» **INSTRUCTION**
Leave out the pictures and transcribe everything else exactly.

» **RECORDED DATA**
'''

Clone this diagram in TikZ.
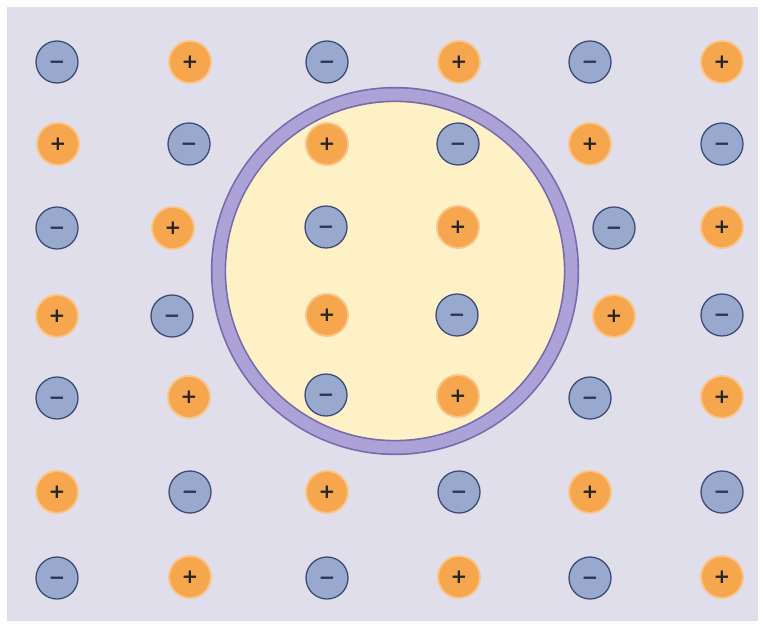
\documentclass[tikz,border=0pt]{standalone}
\usepackage{fontspec}
\usepackage{xcolor}
\usepackage{tikz}
\newfontfamily\signfont{DejaVu Sans}
\definecolor{bgcell}{HTML}{DFDEEA}
\definecolor{cytoplasm}{HTML}{FFF1C6}
\definecolor{membrane}{HTML}{ACA2D8}
\definecolor{membraneedge}{HTML}{776BA9}
\definecolor{cation}{HTML}{F6A64C}
\definecolor{cationglow}{HTML}{FAC58A}
\definecolor{anion}{HTML}{99A9CD}
\definecolor{anionedge}{HTML}{3F4B76}
\tikzset{
  ion/.style={circle,inner sep=0pt,minimum size=1.26cm,text height=12pt,text depth=0.4pt,
    font=\signfont\bfseries\fontsize{17}{17}\selectfont},
  cat/.style={ion,fill=cation,draw=cationglow,line width=1.6pt,text=black!85,node contents={+}},
  an/.style={ion,fill=anion,draw=anionedge,line width=1.1pt,text=anionedge!70!black,node contents={−}}
}

\begin{document}
\begin{tikzpicture}[x=0.03cm,y=-0.03cm]
  \def\cx{395}\def\cy{271}\def\rin{169}\def\rmid{176.5}
  \fill[white] (0,0) rectangle (763,628);
  \fill[bgcell] (7,7) rectangle (758,621);
  \fill[cytoplasm] (\cx,\cy) circle (\rin);
  \draw[membraneedge,line width=0.46cm] (\cx,\cy) circle (\rmid);
  \draw[membrane,line width=0.36cm] (\cx,\cy) circle (\rmid);
  \foreach \x/\y/\s [count=\i] in {
      57/62/an, 190/62/cat, 327/62/an, 459/62/cat, 590/62/an, 722/62/cat,
      58/144/cat, 189/144/an, 327/144/cat, 458/144/an, 590/144/cat, 722/144/an,
      57/228/an, 173/228/cat, 326/227/an, 458/227/cat, 614/228/an, 722/227/cat,
      57/316/cat, 172/316/an, 327/315/cat, 457/315/an, 614/316/cat, 722/315/an,
      57/398/an, 189/397/cat, 326/395/an, 458/396/cat, 590/398/an, 722/397/cat,
      57/492/cat, 190/492/an, 327/492/cat, 459/492/an, 590/492/cat, 722/492/an,
      57/578/an, 190/577/cat, 327/578/an, 459/577/cat, 590/578/an, 722/577/cat}
    \node (ion\i) at (\x,\y) [\s];
\end{tikzpicture}
\end{document}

'''

» **SOLUTION TO THIS EXERCISE**
Clone this diagram in TikZ.
\documentclass[tikz,border=0pt]{standalone}
\usepackage{fontspec}
\usepackage{xcolor}
\usepackage{tikz}
\newfontfamily\signfont{DejaVu Sans}
\definecolor{bgcell}{HTML}{DFDEEA}
\definecolor{cytoplasm}{HTML}{FFF1C6}
\definecolor{membrane}{HTML}{ACA2D8}
\definecolor{membraneedge}{HTML}{776BA9}
\definecolor{cation}{HTML}{F6A64C}
\definecolor{cationglow}{HTML}{FAC58A}
\definecolor{anion}{HTML}{99A9CD}
\definecolor{anionedge}{HTML}{3F4B76}
\tikzset{
  ion/.style={circle,inner sep=0pt,minimum size=1.26cm,text height=12pt,text depth=0.4pt,
    font=\signfont\bfseries\fontsize{17}{17}\selectfont},
  cat/.style={ion,fill=cation,draw=cationglow,line width=1.6pt,text=black!85,node contents={+}},
  an/.style={ion,fill=anion,draw=anionedge,line width=1.1pt,text=anionedge!70!black,node contents={−}}
}

\begin{document}
\begin{tikzpicture}[x=0.03cm,y=-0.03cm]
  \def\cx{395}\def\cy{271}\def\rin{169}\def\rmid{176.5}
  \fill[white] (0,0) rectangle (763,628);
  \fill[bgcell] (7,7) rectangle (758,621);
  \fill[cytoplasm] (\cx,\cy) circle (\rin);
  \draw[membraneedge,line width=0.46cm] (\cx,\cy) circle (\rmid);
  \draw[membrane,line width=0.36cm] (\cx,\cy) circle (\rmid);
  \foreach \x/\y/\s [count=\i] in {
      57/62/an, 190/62/cat, 327/62/an, 459/62/cat, 590/62/an, 722/62/cat,
      58/144/cat, 189/144/an, 327/144/cat, 458/144/an, 590/144/cat, 722/144/an,
      57/228/an, 173/228/cat, 326/227/an, 458/227/cat, 614/228/an, 722/227/cat,
      57/316/cat, 172/316/an, 327/315/cat, 457/315/an, 614/316/cat, 722/315/an,
      57/398/an, 189/397/cat, 326/395/an, 458/396/cat, 590/398/an, 722/397/cat,
      57/492/cat, 190/492/an, 327/492/cat, 459/492/an, 590/492/cat, 722/492/an,
      57/578/an, 190/577/cat, 327/578/an, 459/577/cat, 590/578/an, 722/577/cat}
    \node (ion\i) at (\x,\y) [\s];
\end{tikzpicture}
\end{document}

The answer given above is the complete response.